Small Wars Journal

USIP Publication: Mozambique’s Crisis Requires a New Playbook to Fight Extremism

Mon, 12/07/2020 - 7:59pm

This piece published in full at USIP.org.

Full Article: https://www.usip.org/publications/2020/12/mozambiques-crisis-requires-new-playbook-fight-extremism

By Leanne Erdberg Steadman; Bethany L. McGann; Colin Thomas-Jensen

For too long, overmilitarized responses have failed to staunch the spread of terrorism—the focus should be on addressing what drives conflict.

Over the past three years, a local Islamist insurgency in the northern Mozambican province of Cabo Delgado has grown in strength and viciousness, developing ties with international terrorist groups and threatening one of the world’s largest natural gas projects.
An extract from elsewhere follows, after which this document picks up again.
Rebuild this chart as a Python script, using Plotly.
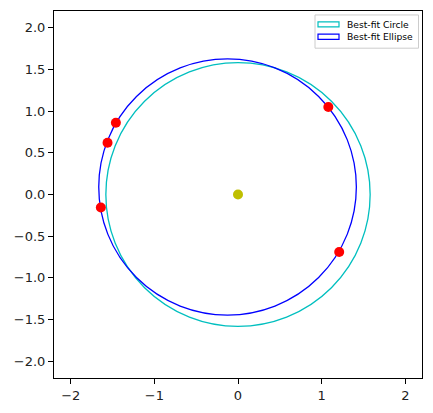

The insurgency is turning Cabo Delgado into a killing field. While many Americans are increasingly wary of overseas counterterrorism commitments, there is increasing consensus among experts that the conventional, militarized counterterrorism responses that have dominated in the post 9-11 era are failing, particularly in Africa. The situation in Mozambique is an opportunity to reorient such efforts through addressing the underlying drivers of conflict and extremism.

Locals call the insurgent group “al-Shabaab”—in part because the group reminds them of the al-Qaida-linked Somali terrorist organization of the same name. This year violence against civilians doubled from 2019 levels. In November 2020, al-Shabaab militants burned the farming community of Muatide to the ground, herded 50 of its residents onto a soccer field and beheaded them. Routine al-Shabaab atrocities and human rights abuses by Mozambican security forces deployed to the region have forced more than 350,000 people to flee their homes.

As ISIS touts al-Shabaab’s exploits and backs the insurgents with increasing levels of operational and tactical support (including formal incorporation into the Islamic State in Central Africa Province in April 2019), counterterrorism analysts and Africa watchers should be deeply concerned about the increasing efficacy and sustainability of ISIS’s franchising efforts across the continent. Without a thoughtfully calibrated international intervention, terrorism may be entrenched in a new theater with equally long-term impacts on human security and regional stability.